The male quartet is one of the show-pieces, and a terrifying prospect as individual double tours come under the spotlight. However, all were successfully accomplished as well as some very crisp entrechats. The female Pas de Trois, so intricately structured, showed a coordinated team of strong dancers. The four female variations were well performed showing style and the necessary contrasts and I particularly liked Chaeyeon Kang for her sensitive musical phrasing and Scarlett Harvey for her spirited jumps.
Neumeier only allows Yondering to be performed by students. When you see it performed as it was by the Upper School students with their youthful freshness and simplicity, you can understand why. Neumeier finds the perfect honest movement for adolescents experiencing first love, for the gutsy male crew in ‘That’s What’s the Matter’ ending with caps thrown in the air and the physical comedy of puppy love in ‘Molly! Do you love me?’ A non-committal Molly, Tilly Wightman,and lanky George Edwards, got every lift, fall and catch, as well as the comedy timing and a delicious rapport, while tenor Thomas Hampson had just the right timbre and tone. It was a joy to watch.
Mikaela Polley’s Jubilation, for White Lodge students from years 7 – 11, took impeccable classroom steps to the stage in cleverly staged choreography that ensured each eager young dancer had the opportunity to make parents proud. Frederick Ashton’s Swan Lake pas de douze, displayed the considerable talent in the First Year. Well placed feet and clean classical lines were in evidence as were partnering skills that have always been a strong point of the school.

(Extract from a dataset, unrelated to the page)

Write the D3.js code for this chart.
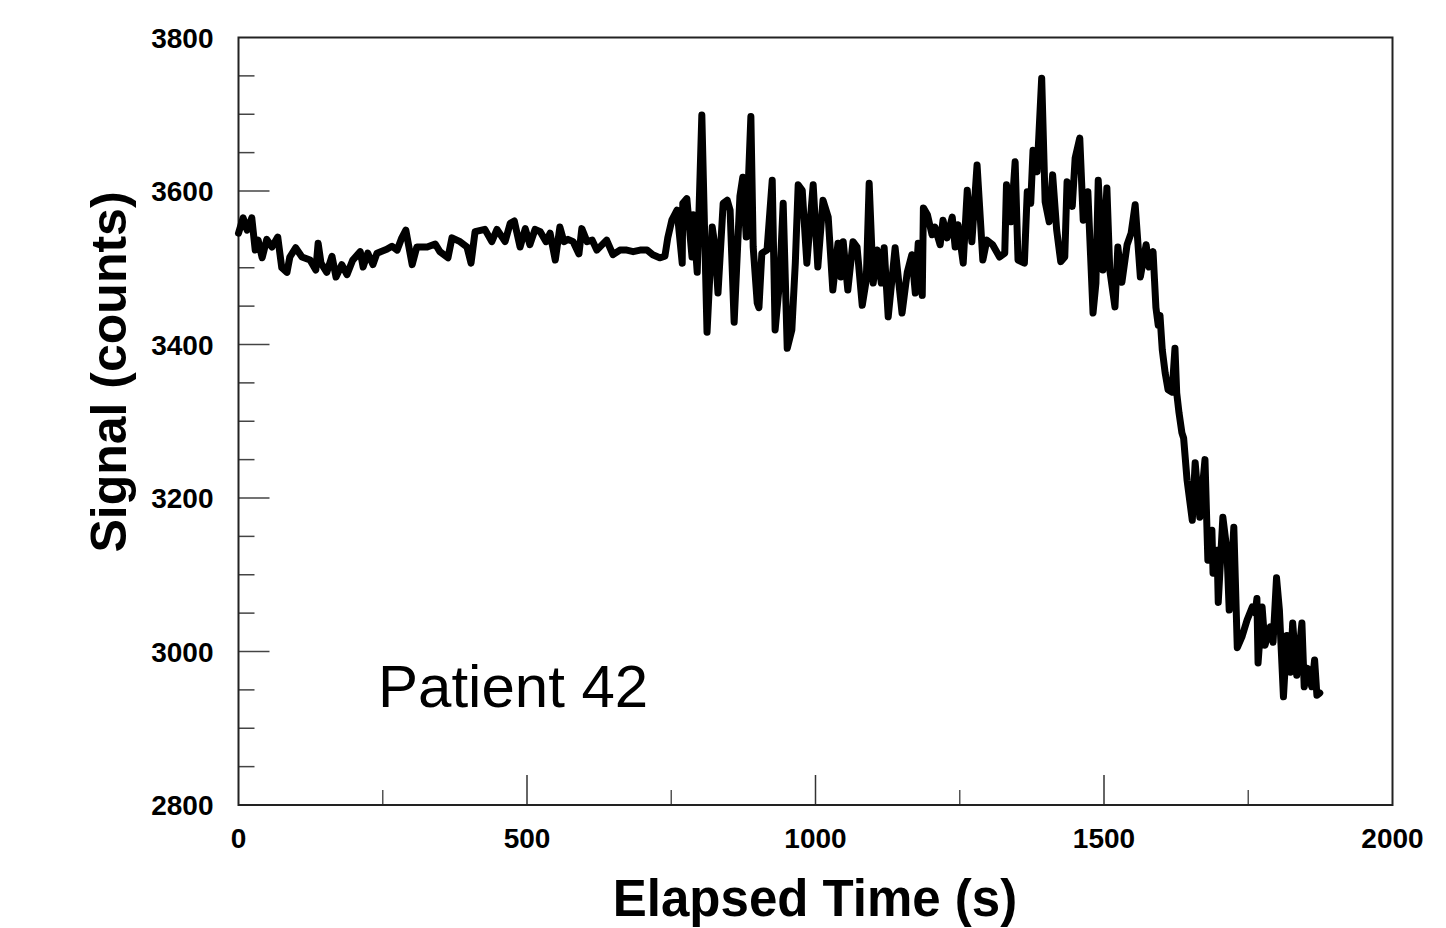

Wayne McGregor’s PreSentient is a complex work to Steve Reich’s equally complex music and students in the pre-professional year did it proud. McGregor’s choreography needs, and got, technically secure dancers able to shift nonchalantly into the cut and thrust of his movement vocabulary. The duets were particularly impressive, with partners coordinating the challenging holds and lifts with professional flair.
Moments, from Joseph Toonga, was a powerful piece for a large group of 2nd years students. The loose structure shifted and reshaped organically in response to the group dynamics. The light streamed from above to add drama, lighting the bodies in fascinating ways. The dancers showed wholehearted commitment to the movement, generated in the core and involving the entire body with the occasionally excitement of extreme athletic moves.
The only student choreography, Eccentric Pulses from Guillem Cabrera Espinach, was created for the Ursula Moreton Emerging Choreographer 2022, and danced by 2nd year students, Caspar Lench and Alexandra Manuel. It was a low key, intense duet, one man, one woman, both dressed in black suits, in a relationship ending in death. The movement quality was modern, with strong sculpted lines, the partnering uncompromising and delivered with a sense of purpose.
The Grand Défilé to Carl Czerny Etudes brought the entire school onto the stage in brilliantly managed sections to suit each level and letting the graduating students experience lift-off. Takumi Miyake executed a step that doesn’t yet even have a name, it looked like a double tour on a horizontal plane and no doubt we’ll be seeing more of it. It was a thrilling moment at the end of a thrilling show.